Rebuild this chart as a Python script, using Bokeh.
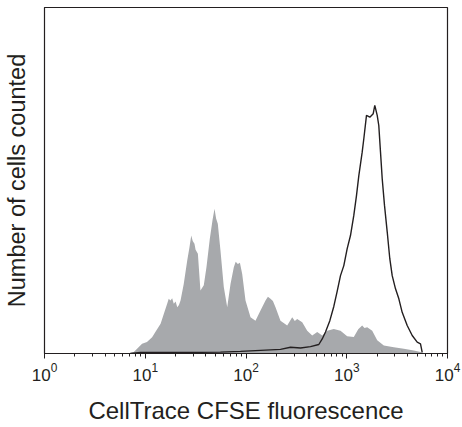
from bokeh.plotting import figure
from bokeh.models import Range1d, FixedTicker, LogTicker
from bokeh.embed import file_html
from bokeh.resources import INLINE

# CFSE-diluted (divided) cells: fluorescence channel and relative cell count
gray_fl = [6.8, 7.7, 9.3, 10.4, 11.7, 12.6, 14.2, 15.3, 16.5, 17.1, 17.8, 18.5, 19.2, 20.0,
           20.8, 21.6, 22.4, 24.1,
           26.1, 27.4, 28.6, 29.6, 30.8, 31.6, 33.3, 35.3, 38.1, 40.5, 43.7, 46.5, 48.7,
           50.5, 52.5, 55.8, 60.2, 65.1,
           70.2, 75.7, 79.0, 83.0, 87.0, 91.7, 98.9, 110.9, 124.2, 139.3, 156.2, 165.0,
           175.0, 185.0, 196.3, 219.9,
           256.4, 287.5, 305.0, 322.3, 361.4, 405.1, 454.2, 509.2, 570.9, 640.0, 743.8,
           866.7, 1010, 1175, 1300, 1423, 1500, 1596, 1790, 2006, 2333, 2933, 3683, 4634,
           5395, 6052]
gray_count = [0.0, 0.4, 2.8, 3.3, 4.7, 6.2, 8.6, 11.5, 14.4, 15.8, 15.3, 16.0, 14.4, 15.0,
              13.4, 14.0, 15.3, 20.1,
              26.9, 30.5, 34.1, 32.5, 31.7, 30.0, 28.8, 18.2, 19.7, 24.9, 33.1, 38.5, 41.8,
              39.0, 37.5, 29.8, 19.2, 13.4,
              20.1, 24.9, 26.5, 25.9, 26.2, 23.0, 15.3, 10.5, 9.5, 12.4, 15.3, 16.4,
              15.8, 15.2, 13.4, 9.5,
              8.1, 10.5, 9.4, 10.0, 9.0, 6.6, 5.2, 6.2, 5.2, 6.6, 7.1,
              6.6, 5.0, 4.8, 7.0, 8.1, 7.4, 7.6, 6.6, 3.8, 2.3, 1.8, 1.4, 0.9,
              0.4, 0.0]

# Undivided (parent) cells
cfse_fl = [7.1, 9.0, 22.4, 55.8, 88.2, 139.3, 219.9, 276.5, 347.6, 436.9, 528.0, 570.9,
           615.3, 679.3, 743.8, 804.3, 866.7, 935.2, 1010, 1089, 1175, 1250, 1318, 1423,
           1476, 1570, 1694, 1831, 1898, 2006, 2080, 2163, 2249, 2370, 2522, 2675, 2826,
           3048, 3289, 3550, 3981, 4464, 5004, 5395, 5610]
cfse_count = [0.0, 0.3, 0.3, 0.4, 0.6, 0.9, 1.2, 1.8, 1.6, 2.0, 2.6, 4.2,
              6.2, 9.5, 13.6, 18.0, 22.5, 25.4, 30.3, 34.1, 39.9, 45.7, 51.4, 58.2,
              62.0, 68.8, 68.3, 69.3, 71.7, 68.8, 65.9, 58.2, 50.5, 42.8, 35.1, 27.4, 22.5,
              18.7, 15.8, 11.9, 8.1, 5.2, 3.3, 2.8, 0.3]

FONT = "Liberation Sans"
INK = "#231f20"

p = figure(width=462, height=427, x_axis_type="log",
           x_range=Range1d(1, 10000), y_range=Range1d(0, 100),
           output_backend="svg", toolbar_location=None,
           min_border_left=44, min_border_right=15, min_border_top=7,
           min_border_bottom=74)

p.varea(x=gray_fl, y1=[0] * len(gray_fl), y2=gray_count, fill_color="#a7a9ac")
p.line(x=cfse_fl, y=cfse_count, line_color=INK, line_width=1.4)

p.xgrid.visible = False
p.ygrid.visible = False
p.outline_line_color = INK
p.outline_line_width = 1.2
p.background_fill_color = "white"
p.border_fill_color = "white"

xa = p.xaxis[0]
xa.ticker = LogTicker(num_minor_ticks=10, desired_num_ticks=5)
xa.axis_label = "CellTrace CFSE fluorescence"
xa.axis_label_text_font = FONT
xa.axis_label_text_font_style = "normal"
xa.axis_label_text_font_size = "24px"
xa.axis_label_text_color = INK
xa.axis_label_standoff = 13
xa.major_label_text_font = FONT
xa.major_label_text_font_size = "17px"
xa.major_label_text_color = INK
xa.major_label_standoff = 4
xa.axis_line_color = INK
xa.axis_line_width = 1.2
xa.major_tick_line_color = INK
xa.minor_tick_line_color = INK
xa.major_tick_in = 0
xa.major_tick_out = 5
xa.minor_tick_in = 0
xa.minor_tick_out = 3

ya = p.yaxis[0]
ya.ticker = FixedTicker(ticks=[])
ya.axis_label = "Number of cells counted"
ya.axis_label_text_font = FONT
ya.axis_label_text_font_style = "normal"
ya.axis_label_text_font_size = "23.5px"
ya.axis_label_text_color = INK
ya.axis_label_standoff = 15
ya.major_tick_line_color = None
ya.minor_tick_line_color = None
ya.major_label_text_font_size = "0px"
ya.major_label_standoff = 0
ya.major_tick_out = 0
ya.minor_tick_out = 0
ya.axis_line_color = INK

open("out.html", "w").write(file_html(p, INLINE))
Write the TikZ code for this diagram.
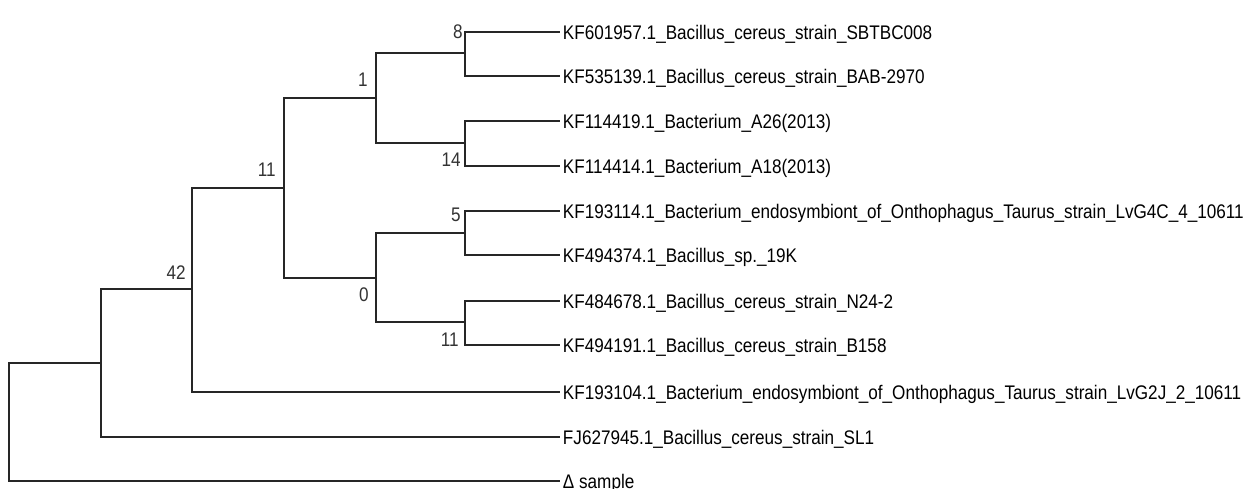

........

= What to produce =
Each record above should be copied character for character, with pictures dropped.

= Correct output =
Rebuild this chart as a Python script, using Bokeh.
from bokeh.plotting import figure
from bokeh.models import Range1d, FixedTicker, LogTicker
from bokeh.embed import file_html
from bokeh.resources import INLINE

# CFSE-diluted (divided) cells: fluorescence channel and relative cell count
gray_fl = [6.8, 7.7, 9.3, 10.4, 11.7, 12.6, 14.2, 15.3, 16.5, 17.1, 17.8, 18.5, 19.2, 20.0,
           20.8, 21.6, 22.4, 24.1,
           26.1, 27.4, 28.6, 29.6, 30.8, 31.6, 33.3, 35.3, 38.1, 40.5, 43.7, 46.5, 48.7,
           50.5, 52.5, 55.8, 60.2, 65.1,
           70.2, 75.7, 79.0, 83.0, 87.0, 91.7, 98.9, 110.9, 124.2, 139.3, 156.2, 165.0,
           175.0, 185.0, 196.3, 219.9,
           256.4, 287.5, 305.0, 322.3, 361.4, 405.1, 454.2, 509.2, 570.9, 640.0, 743.8,
           866.7, 1010, 1175, 1300, 1423, 1500, 1596, 1790, 2006, 2333, 2933, 3683, 4634,
           5395, 6052]
gray_count = [0.0, 0.4, 2.8, 3.3, 4.7, 6.2, 8.6, 11.5, 14.4, 15.8, 15.3, 16.0, 14.4, 15.0,
              13.4, 14.0, 15.3, 20.1,
              26.9, 30.5, 34.1, 32.5, 31.7, 30.0, 28.8, 18.2, 19.7, 24.9, 33.1, 38.5, 41.8,
              39.0, 37.5, 29.8, 19.2, 13.4,
              20.1, 24.9, 26.5, 25.9, 26.2, 23.0, 15.3, 10.5, 9.5, 12.4, 15.3, 16.4,
              15.8, 15.2, 13.4, 9.5,
              8.1, 10.5, 9.4, 10.0, 9.0, 6.6, 5.2, 6.2, 5.2, 6.6, 7.1,
              6.6, 5.0, 4.8, 7.0, 8.1, 7.4, 7.6, 6.6, 3.8, 2.3, 1.8, 1.4, 0.9,
              0.4, 0.0]

# Undivided (parent) cells
cfse_fl = [7.1, 9.0, 22.4, 55.8, 88.2, 139.3, 219.9, 276.5, 347.6, 436.9, 528.0, 570.9,
           615.3, 679.3, 743.8, 804.3, 866.7, 935.2, 1010, 1089, 1175, 1250, 1318, 1423,
           1476, 1570, 1694, 1831, 1898, 2006, 2080, 2163, 2249, 2370, 2522, 2675, 2826,
           3048, 3289, 3550, 3981, 4464, 5004, 5395, 5610]
cfse_count = [0.0, 0.3, 0.3, 0.4, 0.6, 0.9, 1.2, 1.8, 1.6, 2.0, 2.6, 4.2,
              6.2, 9.5, 13.6, 18.0, 22.5, 25.4, 30.3, 34.1, 39.9, 45.7, 51.4, 58.2,
              62.0, 68.8, 68.3, 69.3, 71.7, 68.8, 65.9, 58.2, 50.5, 42.8, 35.1, 27.4, 22.5,
              18.7, 15.8, 11.9, 8.1, 5.2, 3.3, 2.8, 0.3]

FONT = "Liberation Sans"
INK = "#231f20"

p = figure(width=462, height=427, x_axis_type="log",
           x_range=Range1d(1, 10000), y_range=Range1d(0, 100),
           output_backend="svg", toolbar_location=None,
           min_border_left=44, min_border_right=15, min_border_top=7,
           min_border_bottom=74)

p.varea(x=gray_fl, y1=[0] * len(gray_fl), y2=gray_count, fill_color="#a7a9ac")
p.line(x=cfse_fl, y=cfse_count, line_color=INK, line_width=1.4)

p.xgrid.visible = False
p.ygrid.visible = False
p.outline_line_color = INK
p.outline_line_width = 1.2
p.background_fill_color = "white"
p.border_fill_color = "white"

xa = p.xaxis[0]
xa.ticker = LogTicker(num_minor_ticks=10, desired_num_ticks=5)
xa.axis_label = "CellTrace CFSE fluorescence"
xa.axis_label_text_font = FONT
xa.axis_label_text_font_style = "normal"
xa.axis_label_text_font_size = "24px"
xa.axis_label_text_color = INK
xa.axis_label_standoff = 13
xa.major_label_text_font = FONT
xa.major_label_text_font_size = "17px"
xa.major_label_text_color = INK
xa.major_label_standoff = 4
xa.axis_line_color = INK
xa.axis_line_width = 1.2
xa.major_tick_line_color = INK
xa.minor_tick_line_color = INK
xa.major_tick_in = 0
xa.major_tick_out = 5
xa.minor_tick_in = 0
xa.minor_tick_out = 3

ya = p.yaxis[0]
ya.ticker = FixedTicker(ticks=[])
ya.axis_label = "Number of cells counted"
ya.axis_label_text_font = FONT
ya.axis_label_text_font_style = "normal"
ya.axis_label_text_font_size = "23.5px"
ya.axis_label_text_color = INK
ya.axis_label_standoff = 15
ya.major_tick_line_color = None
ya.minor_tick_line_color = None
ya.major_label_text_font_size = "0px"
ya.major_label_standoff = 0
ya.major_tick_out = 0
ya.minor_tick_out = 0
ya.axis_line_color = INK

open("out.html", "w").write(file_html(p, INLINE))
Write the TikZ code for this diagram.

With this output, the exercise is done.